“He may be a son of a bitch, but he’s our son of a bitch’’ is oft-attributed — perhaps apocryphally — to Franklin D. Roosevelt and Secretary of State Cordell Hull, referring privately to Nicaraguan strongman Anastasio Somoza or Dominican despot Rafael Trujillo, two US-friendly dictators who pillaged their nations and abused their populations until both were assassinated.
Washington has a history of setting aside democratic ideals in foreign policy when autocrats were perceived as best for US interests. What’s good for the American goose wasn’t always seen as good for the foreign gander. Consider the elected leaders the CIA helped topple and the bad hombres installed in the name of anticommunism in Iran, Guatemala, and Chile, to name a few.
Those were done of course under heavy veils of secrecy and hypocrisy, and the bygone notion that democracy and human rights should take a back seat in our foreign policy-making isn’t something any post-Cold War US president would endorse or admit. That is — until now.
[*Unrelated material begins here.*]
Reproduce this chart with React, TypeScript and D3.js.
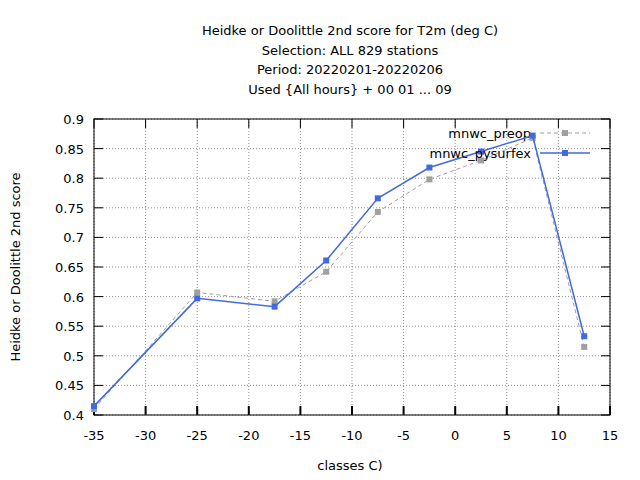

In the latest jaw-dropping installment of “Oh no he didn’t,’’ Donald Trump sent verbal valentines this week to the most sociopathic tyrants on earth. Meanwhile, his secretary of state said American values won’t be our guiding light if they get in the way of the bottom line. Take that, George Washington and you naive Founding Fathers.
First, Trump called North Korea’s maniacal Kim Jong Un — who runs forced-labor and starvation camps and reportedly was behind the assassination of his brother and uncle — a “smart cookie’’ whom Trump would be “honored’’ to meet.
Trump had a “very friendly’’ call with Philippine leader Rodrigo Duterte, who bragged about personally murdering people and wishing he’d been “first in line’’ to gang-rape an Australian missionary. Philippine police and death squads have killed 7,000 people in a state-sanctioned drug war in Duterte’s first eight months in office, according to Human Rights Watch, and Trump wants to roll out a red carpet for him.
Trump has lavished praise on autocrats who’ve stifled the press, jailed opponents, and expanded absolute powers: China’s Xi Jinping, Turkey’s Recep Tayyip Erdoğan, and Egypt’s Abdel Fattah el-Sisi. These bad-guy bro-crushes aren’t surprising if you paid attention during the campaign. Trump praised strongmen Vladimir Putin, Saddam Hussein, Moammar Khadafy, and others.
According to Secretary of State Rex Tillerson, putting “America First’’ means not promoting the American way abroad when “it really creates obstacles to our ability to advance our national security interests, our economic interests.’’
That “doesn’t mean we don’t advocate for and aspire to freedom, human dignity, and the treatment of people. . . . But I think it is — I think it’s really important that all of us understand the difference between policy and values,’’ Tillerson told State Department employees Wednesday.
In other words, “freedom, human dignity, and the treatment of people’’ are OK as long as they don’t interfere with important stuff like security and money, ka-ching!
Ironically, Tillerson’s comments came the same day 15 senators, led by Republican Marco Rubio of Florida, wrote to Trump reminding him that the liberties extolled in the Declaration of Independence aren’t uniquely American. “Being fortunate to enjoy these freedoms ourselves, we have the moral imperative to promote democracy and human rights across the globe,’’ the senators wrote.
All credit to the senators for making their case, but I suspect it will fall on ears deaf to reason.